### [The problem]
Output all entries verbatim. Skip pictures.

### [Data provided]
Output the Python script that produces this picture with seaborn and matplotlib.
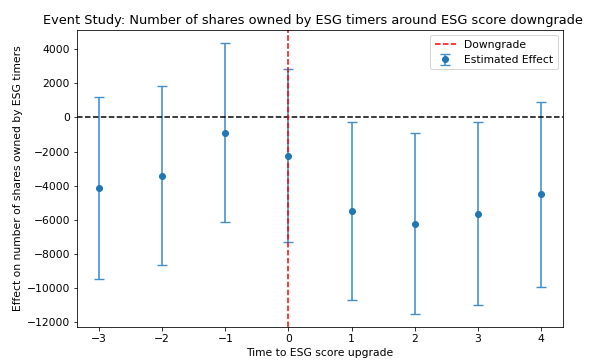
import numpy as np
import pandas as pd
import seaborn as sns
import matplotlib.pyplot as plt

# event-study estimates
periods = [-3, -2, -1, 0, 1, 2, 3, 4]
effect = [-4140, -3410, -920, -2280, -5470, -6240, -5650, -4490]
ci_lower = [-9450, -8670, -6120, -7310, -10710, -11490, -10980, -9960]
ci_upper = [1190, 1840, 4330, 2860, -255, -900, -255, 880]

df = pd.DataFrame({'period': periods, 'effect': effect,
                   'lower': ci_lower, 'upper': ci_upper})
yerr = np.array([df['effect'] - df['lower'], df['upper'] - df['effect']])

blue = sns.color_palette()[0]
plt.rcParams['font.size'] = 10.7

fig, ax = plt.subplots(figsize=(596 / 72, 361 / 72), dpi=72)
fig.subplots_adjust(left=0.129, right=0.945, top=0.917, bottom=0.094)

ax.errorbar(df['period'], df['effect'], yerr=yerr, fmt='o', color=blue,
            ecolor=(0.25, 0.56, 0.80), elinewidth=1.6, capthick=1.4,
            capsize=5, label='Estimated Effect')
ax.axhline(0, color='black', linestyle='--')
ax.axvline(0, color='red', linestyle='--', label='Downgrade')

ax.set_xlabel('Time to ESG score upgrade')
ax.set_ylabel('Effect on number of shares owned by ESG timers')
ax.set_title('Event Study: Number of shares owned by ESG timers around ESG score downgrade',
             fontsize=12.9, x=0.485)
ax.legend(loc='upper right')

plt.savefig('out.png', dpi=72)
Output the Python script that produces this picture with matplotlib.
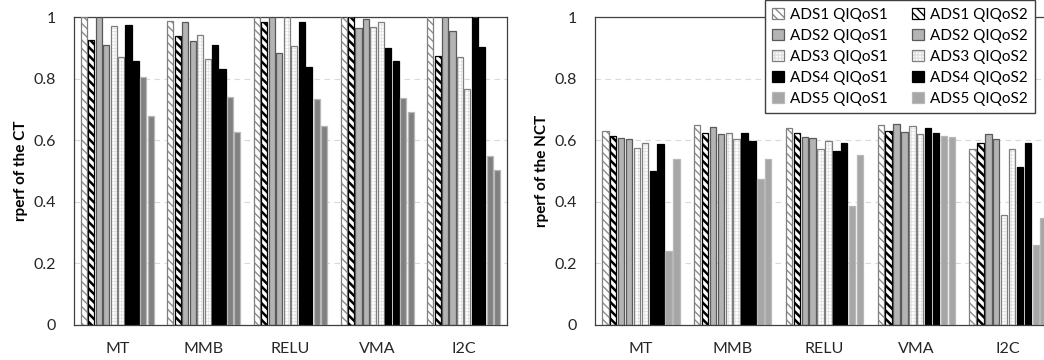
import matplotlib.pyplot as plt
import numpy as np

plt.rcParams["font.family"] = ["Lato", "DejaVu Sans"]

categories = ["MT", "MMB", "RELU", "VMA", "I2C"]
series = ["ADS1 QIQoS1", "ADS1 QIQoS2", "ADS2 QIQoS1", "ADS2 QIQoS2",
          "ADS3 QIQoS1", "ADS3 QIQoS2", "ADS4 QIQoS1", "ADS4 QIQoS2",
          "ADS5 QIQoS1", "ADS5 QIQoS2"]

# rperf of the CT (values above 1 are cut by the axis top)
ct_ads1_q1 = [1.00, 0.988, 1.03, 1.03, 1.03]
ct_ads1_q2 = [0.926, 0.939, 0.986, 1.03, 0.875]
ct_ads2_q1 = [1.03, 0.984, 1.03, 0.966, 1.03]
ct_ads2_q2 = [0.910, 0.923, 0.885, 0.993, 0.956]
ct_ads3_q1 = [0.972, 0.942, 1.03, 0.969, 0.872]
ct_ads3_q2 = [0.872, 0.863, 0.907, 0.986, 0.766]
ct_ads4_q1 = [0.976, 0.911, 0.986, 0.901, 1.03]
ct_ads4_q2 = [0.859, 0.831, 0.837, 0.859, 0.902]
ct_ads5_q1 = [0.807, 0.742, 0.733, 0.739, 0.549]
ct_ads5_q2 = [0.679, 0.628, 0.647, 0.691, 0.504]

# rperf of the NCT
nct_ads1_q1 = [0.630, 0.650, 0.640, 0.650, 0.573]
nct_ads1_q2 = [0.614, 0.623, 0.625, 0.630, 0.590]
nct_ads2_q1 = [0.607, 0.643, 0.611, 0.652, 0.620]
nct_ads2_q2 = [0.603, 0.620, 0.608, 0.627, 0.604]
nct_ads3_q1 = [0.576, 0.624, 0.571, 0.647, 0.356]
nct_ads3_q2 = [0.592, 0.606, 0.598, 0.622, 0.573]
nct_ads4_q1 = [0.500, 0.623, 0.565, 0.640, 0.513]
nct_ads4_q2 = [0.587, 0.598, 0.590, 0.623, 0.590]
nct_ads5_q1 = [0.240, 0.474, 0.387, 0.614, 0.259]
nct_ads5_q2 = [0.538, 0.541, 0.553, 0.611, 0.348]

ct = [ct_ads1_q1, ct_ads1_q2, ct_ads2_q1, ct_ads2_q2, ct_ads3_q1,
      ct_ads3_q2, ct_ads4_q1, ct_ads4_q2, ct_ads5_q1, ct_ads5_q2]
nct = [nct_ads1_q1, nct_ads1_q2, nct_ads2_q1, nct_ads2_q2, nct_ads3_q1,
       nct_ads3_q2, nct_ads4_q1, nct_ads4_q2, nct_ads5_q1, nct_ads5_q2]

# face, hatch, hatch colour, hatch width, outline colour
styles = [
    ("white", r"\\\\", "#8c8c8c", 1.0, "#7f7f7f"),
    ("white", r"\\\\", "black", 1.8, "black"),
    ("#b4b4b4", None, "#b4b4b4", 1.0, "#595959"),
    ("#b4b4b4", None, "#b4b4b4", 1.0, "#595959"),
    ("white", "+++++", "#e0e0e0", 0.5, "#7f7f7f"),
    ("white", "+++++", "#e0e0e0", 0.5, "#7f7f7f"),
    ("black", None, "black", 1.0, "black"),
    ("black", None, "black", 1.0, "black"),
    ("#a6a6a6", None, "#a6a6a6", 1.0, "#b8b8b8"),
    ("#a6a6a6", None, "#a6a6a6", 1.0, "#b8b8b8"),
]
ads5_left = "#808080"

fig = plt.figure(figsize=(10.44, 3.6), dpi=100)
ax1 = fig.add_axes([74 / 1044, 35 / 360, 433 / 1044, 307.7 / 360])
ax2 = fig.add_axes([595 / 1044, 35 / 360, 459 / 1044, 307.7 / 360])

x = np.arange(len(categories))
pitch = 0.086
width = 0.07
handles = []
for ax, data, ylab in [(ax1, ct, "rperf of the CT"), (ax2, nct, "rperf of the NCT")]:
    for i, vals in enumerate(data):
        face, hatch, hcol, hlw, edge = styles[i]
        if ax is ax1 and i >= 8:
            face, hcol = ads5_left, ads5_left
        pos = x + (i - 4.5) * pitch
        with plt.rc_context({"hatch.linewidth": hlw}):
            b1 = ax.bar(pos, vals, width, color=face, edgecolor=hcol,
                        hatch=hatch, linewidth=0, zorder=2)
        b2 = ax.bar(pos, vals, width, fill=False, edgecolor=edge,
                    linewidth=0.9, zorder=3)
        if ax is ax2:
            handles.append((b1, b2))
    ax.set_ylim(0, 1)
    ax.set_xlim(-0.5, 4.5)
    ax.set_xticks(x)
    ax.set_xticklabels(categories, fontsize=11.5)
    ax.set_yticks([0, 0.2, 0.4, 0.6, 0.8, 1])
    ax.set_yticklabels(["0", "0.2", "0.4", "0.6", "0.8", "1"], fontsize=11.5)
    ax.tick_params(axis="x", length=0, pad=12, colors="#262626")
    ax.tick_params(axis="y", length=0, pad=13, colors="#262626")
    ax.set_ylabel(ylab, fontsize=11, fontweight="bold", labelpad=4)
    ax.grid(axis="y", color="#d9d9d9", linestyle=(0, (5, 4)), linewidth=0.8, zorder=0)
    ax.set_axisbelow(True)
    for s in ax.spines.values():
        s.set_color("#404040")
        s.set_linewidth(0.9)

order = [0, 2, 4, 6, 8, 1, 3, 5, 7, 9]
fig.legend([handles[k] for k in order], [series[k] for k in order],
           ncol=2, loc="upper left", bbox_to_anchor=(757 / 1044, 1.02),
           fontsize=11, frameon=True, fancybox=False, edgecolor="#404040",
           framealpha=1, handlelength=0.75, handleheight=0.75,
           handletextpad=0.4, labelspacing=0.45, columnspacing=1.6,
           borderpad=0.5)

fig.savefig("out.png", dpi=100)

### [Written response]
Output the Python script that produces this picture with seaborn and matplotlib.
import numpy as np
import pandas as pd
import seaborn as sns
import matplotlib.pyplot as plt

# event-study estimates
periods = [-3, -2, -1, 0, 1, 2, 3, 4]
effect = [-4140, -3410, -920, -2280, -5470, -6240, -5650, -4490]
ci_lower = [-9450, -8670, -6120, -7310, -10710, -11490, -10980, -9960]
ci_upper = [1190, 1840, 4330, 2860, -255, -900, -255, 880]

df = pd.DataFrame({'period': periods, 'effect': effect,
                   'lower': ci_lower, 'upper': ci_upper})
yerr = np.array([df['effect'] - df['lower'], df['upper'] - df['effect']])

blue = sns.color_palette()[0]
plt.rcParams['font.size'] = 10.7

fig, ax = plt.subplots(figsize=(596 / 72, 361 / 72), dpi=72)
fig.subplots_adjust(left=0.129, right=0.945, top=0.917, bottom=0.094)

ax.errorbar(df['period'], df['effect'], yerr=yerr, fmt='o', color=blue,
            ecolor=(0.25, 0.56, 0.80), elinewidth=1.6, capthick=1.4,
            capsize=5, label='Estimated Effect')
ax.axhline(0, color='black', linestyle='--')
ax.axvline(0, color='red', linestyle='--', label='Downgrade')

ax.set_xlabel('Time to ESG score upgrade')
ax.set_ylabel('Effect on number of shares owned by ESG timers')
ax.set_title('Event Study: Number of shares owned by ESG timers around ESG score downgrade',
             fontsize=12.9, x=0.485)
ax.legend(loc='upper right')

plt.savefig('out.png', dpi=72)
Output the Python script that produces this picture with matplotlib.
import matplotlib.pyplot as plt
import numpy as np

plt.rcParams["font.family"] = ["Lato", "DejaVu Sans"]

categories = ["MT", "MMB", "RELU", "VMA", "I2C"]
series = ["ADS1 QIQoS1", "ADS1 QIQoS2", "ADS2 QIQoS1", "ADS2 QIQoS2",
          "ADS3 QIQoS1", "ADS3 QIQoS2", "ADS4 QIQoS1", "ADS4 QIQoS2",
          "ADS5 QIQoS1", "ADS5 QIQoS2"]

# rperf of the CT (values above 1 are cut by the axis top)
ct_ads1_q1 = [1.00, 0.988, 1.03, 1.03, 1.03]
ct_ads1_q2 = [0.926, 0.939, 0.986, 1.03, 0.875]
ct_ads2_q1 = [1.03, 0.984, 1.03, 0.966, 1.03]
ct_ads2_q2 = [0.910, 0.923, 0.885, 0.993, 0.956]
ct_ads3_q1 = [0.972, 0.942, 1.03, 0.969, 0.872]
ct_ads3_q2 = [0.872, 0.863, 0.907, 0.986, 0.766]
ct_ads4_q1 = [0.976, 0.911, 0.986, 0.901, 1.03]
ct_ads4_q2 = [0.859, 0.831, 0.837, 0.859, 0.902]
ct_ads5_q1 = [0.807, 0.742, 0.733, 0.739, 0.549]
ct_ads5_q2 = [0.679, 0.628, 0.647, 0.691, 0.504]

# rperf of the NCT
nct_ads1_q1 = [0.630, 0.650, 0.640, 0.650, 0.573]
nct_ads1_q2 = [0.614, 0.623, 0.625, 0.630, 0.590]
nct_ads2_q1 = [0.607, 0.643, 0.611, 0.652, 0.620]
nct_ads2_q2 = [0.603, 0.620, 0.608, 0.627, 0.604]
nct_ads3_q1 = [0.576, 0.624, 0.571, 0.647, 0.356]
nct_ads3_q2 = [0.592, 0.606, 0.598, 0.622, 0.573]
nct_ads4_q1 = [0.500, 0.623, 0.565, 0.640, 0.513]
nct_ads4_q2 = [0.587, 0.598, 0.590, 0.623, 0.590]
nct_ads5_q1 = [0.240, 0.474, 0.387, 0.614, 0.259]
nct_ads5_q2 = [0.538, 0.541, 0.553, 0.611, 0.348]

ct = [ct_ads1_q1, ct_ads1_q2, ct_ads2_q1, ct_ads2_q2, ct_ads3_q1,
      ct_ads3_q2, ct_ads4_q1, ct_ads4_q2, ct_ads5_q1, ct_ads5_q2]
nct = [nct_ads1_q1, nct_ads1_q2, nct_ads2_q1, nct_ads2_q2, nct_ads3_q1,
       nct_ads3_q2, nct_ads4_q1, nct_ads4_q2, nct_ads5_q1, nct_ads5_q2]

# face, hatch, hatch colour, hatch width, outline colour
styles = [
    ("white", r"\\\\", "#8c8c8c", 1.0, "#7f7f7f"),
    ("white", r"\\\\", "black", 1.8, "black"),
    ("#b4b4b4", None, "#b4b4b4", 1.0, "#595959"),
    ("#b4b4b4", None, "#b4b4b4", 1.0, "#595959"),
    ("white", "+++++", "#e0e0e0", 0.5, "#7f7f7f"),
    ("white", "+++++", "#e0e0e0", 0.5, "#7f7f7f"),
    ("black", None, "black", 1.0, "black"),
    ("black", None, "black", 1.0, "black"),
    ("#a6a6a6", None, "#a6a6a6", 1.0, "#b8b8b8"),
    ("#a6a6a6", None, "#a6a6a6", 1.0, "#b8b8b8"),
]
ads5_left = "#808080"

fig = plt.figure(figsize=(10.44, 3.6), dpi=100)
ax1 = fig.add_axes([74 / 1044, 35 / 360, 433 / 1044, 307.7 / 360])
ax2 = fig.add_axes([595 / 1044, 35 / 360, 459 / 1044, 307.7 / 360])

x = np.arange(len(categories))
pitch = 0.086
width = 0.07
handles = []
for ax, data, ylab in [(ax1, ct, "rperf of the CT"), (ax2, nct, "rperf of the NCT")]:
    for i, vals in enumerate(data):
        face, hatch, hcol, hlw, edge = styles[i]
        if ax is ax1 and i >= 8:
            face, hcol = ads5_left, ads5_left
        pos = x + (i - 4.5) * pitch
        with plt.rc_context({"hatch.linewidth": hlw}):
            b1 = ax.bar(pos, vals, width, color=face, edgecolor=hcol,
                        hatch=hatch, linewidth=0, zorder=2)
        b2 = ax.bar(pos, vals, width, fill=False, edgecolor=edge,
                    linewidth=0.9, zorder=3)
        if ax is ax2:
            handles.append((b1, b2))
    ax.set_ylim(0, 1)
    ax.set_xlim(-0.5, 4.5)
    ax.set_xticks(x)
    ax.set_xticklabels(categories, fontsize=11.5)
    ax.set_yticks([0, 0.2, 0.4, 0.6, 0.8, 1])
    ax.set_yticklabels(["0", "0.2", "0.4", "0.6", "0.8", "1"], fontsize=11.5)
    ax.tick_params(axis="x", length=0, pad=12, colors="#262626")
    ax.tick_params(axis="y", length=0, pad=13, colors="#262626")
    ax.set_ylabel(ylab, fontsize=11, fontweight="bold", labelpad=4)
    ax.grid(axis="y", color="#d9d9d9", linestyle=(0, (5, 4)), linewidth=0.8, zorder=0)
    ax.set_axisbelow(True)
    for s in ax.spines.values():
        s.set_color("#404040")
        s.set_linewidth(0.9)

order = [0, 2, 4, 6, 8, 1, 3, 5, 7, 9]
fig.legend([handles[k] for k in order], [series[k] for k in order],
           ncol=2, loc="upper left", bbox_to_anchor=(757 / 1044, 1.02),
           fontsize=11, frameon=True, fancybox=False, edgecolor="#404040",
           framealpha=1, handlelength=0.75, handleheight=0.75,
           handletextpad=0.4, labelspacing=0.45, columnspacing=1.6,
           borderpad=0.5)

fig.savefig("out.png", dpi=100)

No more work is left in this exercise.